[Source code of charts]
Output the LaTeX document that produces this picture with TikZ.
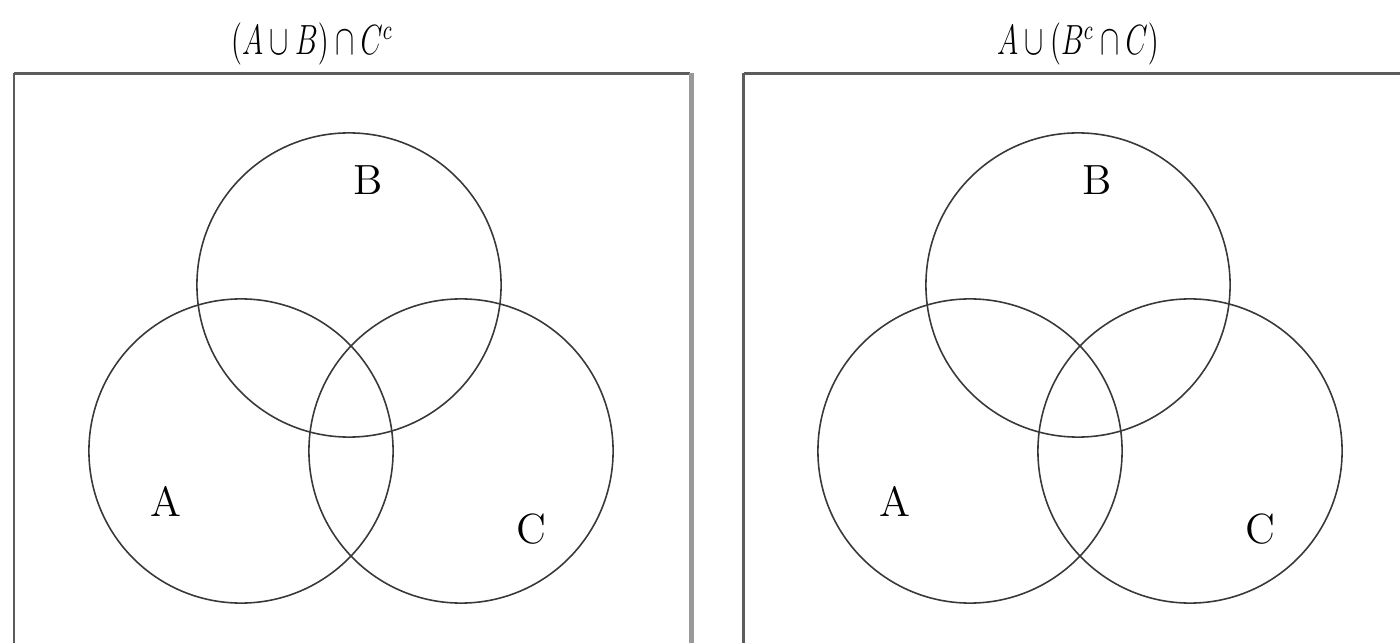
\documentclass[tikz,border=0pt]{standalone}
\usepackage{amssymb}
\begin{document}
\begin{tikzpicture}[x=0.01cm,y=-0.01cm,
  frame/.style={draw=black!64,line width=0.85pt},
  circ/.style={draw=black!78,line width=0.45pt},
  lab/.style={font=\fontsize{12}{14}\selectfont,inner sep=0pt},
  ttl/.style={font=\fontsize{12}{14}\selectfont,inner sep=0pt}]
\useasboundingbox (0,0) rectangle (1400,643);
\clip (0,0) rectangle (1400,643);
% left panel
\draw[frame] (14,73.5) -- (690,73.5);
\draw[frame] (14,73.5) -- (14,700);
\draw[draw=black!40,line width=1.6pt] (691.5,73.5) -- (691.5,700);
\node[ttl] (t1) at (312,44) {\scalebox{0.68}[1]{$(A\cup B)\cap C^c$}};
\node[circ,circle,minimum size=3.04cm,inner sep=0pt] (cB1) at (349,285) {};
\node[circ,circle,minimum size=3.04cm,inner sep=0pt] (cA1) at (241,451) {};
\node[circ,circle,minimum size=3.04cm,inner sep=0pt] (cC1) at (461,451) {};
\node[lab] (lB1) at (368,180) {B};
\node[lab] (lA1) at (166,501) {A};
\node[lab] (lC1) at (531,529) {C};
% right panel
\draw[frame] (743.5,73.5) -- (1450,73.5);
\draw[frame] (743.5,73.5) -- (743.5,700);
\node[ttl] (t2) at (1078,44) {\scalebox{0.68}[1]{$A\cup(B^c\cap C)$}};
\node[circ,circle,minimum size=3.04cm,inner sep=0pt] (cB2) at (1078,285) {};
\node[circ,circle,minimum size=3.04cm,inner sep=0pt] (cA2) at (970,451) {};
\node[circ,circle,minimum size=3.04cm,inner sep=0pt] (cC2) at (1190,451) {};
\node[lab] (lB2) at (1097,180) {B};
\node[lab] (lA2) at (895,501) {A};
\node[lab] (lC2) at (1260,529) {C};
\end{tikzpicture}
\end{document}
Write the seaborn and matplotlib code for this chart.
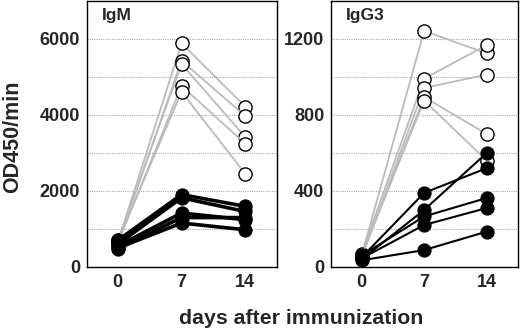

● **Given task**
Above are records to transcribe exactly; leave their pictures out.

● **Response to this exercise**
Output the LaTeX document that produces this picture with TikZ.
\documentclass[tikz,border=0pt]{standalone}
\usepackage{amssymb}
\begin{document}
\begin{tikzpicture}[x=0.01cm,y=-0.01cm,
  frame/.style={draw=black!64,line width=0.85pt},
  circ/.style={draw=black!78,line width=0.45pt},
  lab/.style={font=\fontsize{12}{14}\selectfont,inner sep=0pt},
  ttl/.style={font=\fontsize{12}{14}\selectfont,inner sep=0pt}]
\useasboundingbox (0,0) rectangle (1400,643);
\clip (0,0) rectangle (1400,643);
% left panel
\draw[frame] (14,73.5) -- (690,73.5);
\draw[frame] (14,73.5) -- (14,700);
\draw[draw=black!40,line width=1.6pt] (691.5,73.5) -- (691.5,700);
\node[ttl] (t1) at (312,44) {\scalebox{0.68}[1]{$(A\cup B)\cap C^c$}};
\node[circ,circle,minimum size=3.04cm,inner sep=0pt] (cB1) at (349,285) {};
\node[circ,circle,minimum size=3.04cm,inner sep=0pt] (cA1) at (241,451) {};
\node[circ,circle,minimum size=3.04cm,inner sep=0pt] (cC1) at (461,451) {};
\node[lab] (lB1) at (368,180) {B};
\node[lab] (lA1) at (166,501) {A};
\node[lab] (lC1) at (531,529) {C};
% right panel
\draw[frame] (743.5,73.5) -- (1450,73.5);
\draw[frame] (743.5,73.5) -- (743.5,700);
\node[ttl] (t2) at (1078,44) {\scalebox{0.68}[1]{$A\cup(B^c\cap C)$}};
\node[circ,circle,minimum size=3.04cm,inner sep=0pt] (cB2) at (1078,285) {};
\node[circ,circle,minimum size=3.04cm,inner sep=0pt] (cA2) at (970,451) {};
\node[circ,circle,minimum size=3.04cm,inner sep=0pt] (cC2) at (1190,451) {};
\node[lab] (lB2) at (1097,180) {B};
\node[lab] (lA2) at (895,501) {A};
\node[lab] (lC2) at (1260,529) {C};
\end{tikzpicture}
\end{document}
Write the seaborn and matplotlib code for this chart.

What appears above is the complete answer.